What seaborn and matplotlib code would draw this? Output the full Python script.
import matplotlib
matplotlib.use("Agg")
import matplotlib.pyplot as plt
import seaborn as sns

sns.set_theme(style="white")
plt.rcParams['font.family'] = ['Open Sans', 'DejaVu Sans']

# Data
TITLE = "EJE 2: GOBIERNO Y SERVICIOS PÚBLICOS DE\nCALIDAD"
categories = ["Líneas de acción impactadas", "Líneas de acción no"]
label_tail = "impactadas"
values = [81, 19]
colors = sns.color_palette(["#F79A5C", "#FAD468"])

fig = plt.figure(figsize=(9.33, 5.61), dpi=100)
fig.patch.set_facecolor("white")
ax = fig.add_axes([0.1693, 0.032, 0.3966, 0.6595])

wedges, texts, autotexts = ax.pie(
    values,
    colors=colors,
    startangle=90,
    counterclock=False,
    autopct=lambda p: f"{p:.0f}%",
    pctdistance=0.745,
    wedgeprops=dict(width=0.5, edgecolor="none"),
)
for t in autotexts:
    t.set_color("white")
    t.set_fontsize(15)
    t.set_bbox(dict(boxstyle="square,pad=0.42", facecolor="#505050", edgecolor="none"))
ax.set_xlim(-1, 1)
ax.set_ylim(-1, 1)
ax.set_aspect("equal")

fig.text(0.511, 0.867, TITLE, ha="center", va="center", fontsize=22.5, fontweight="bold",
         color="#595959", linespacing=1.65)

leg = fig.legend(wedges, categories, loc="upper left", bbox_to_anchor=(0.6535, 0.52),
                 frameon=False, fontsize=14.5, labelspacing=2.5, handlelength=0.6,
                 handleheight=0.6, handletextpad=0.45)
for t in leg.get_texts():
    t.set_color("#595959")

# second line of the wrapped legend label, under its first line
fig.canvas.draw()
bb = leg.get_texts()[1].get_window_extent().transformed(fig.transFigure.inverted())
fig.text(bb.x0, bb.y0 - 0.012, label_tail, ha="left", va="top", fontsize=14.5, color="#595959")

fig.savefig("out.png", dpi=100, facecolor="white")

**WRITTEN EXERCISE**.
Only the number is wanted: how many lines in the data include the string "seaborn"?

**IN RESPONSE**.
2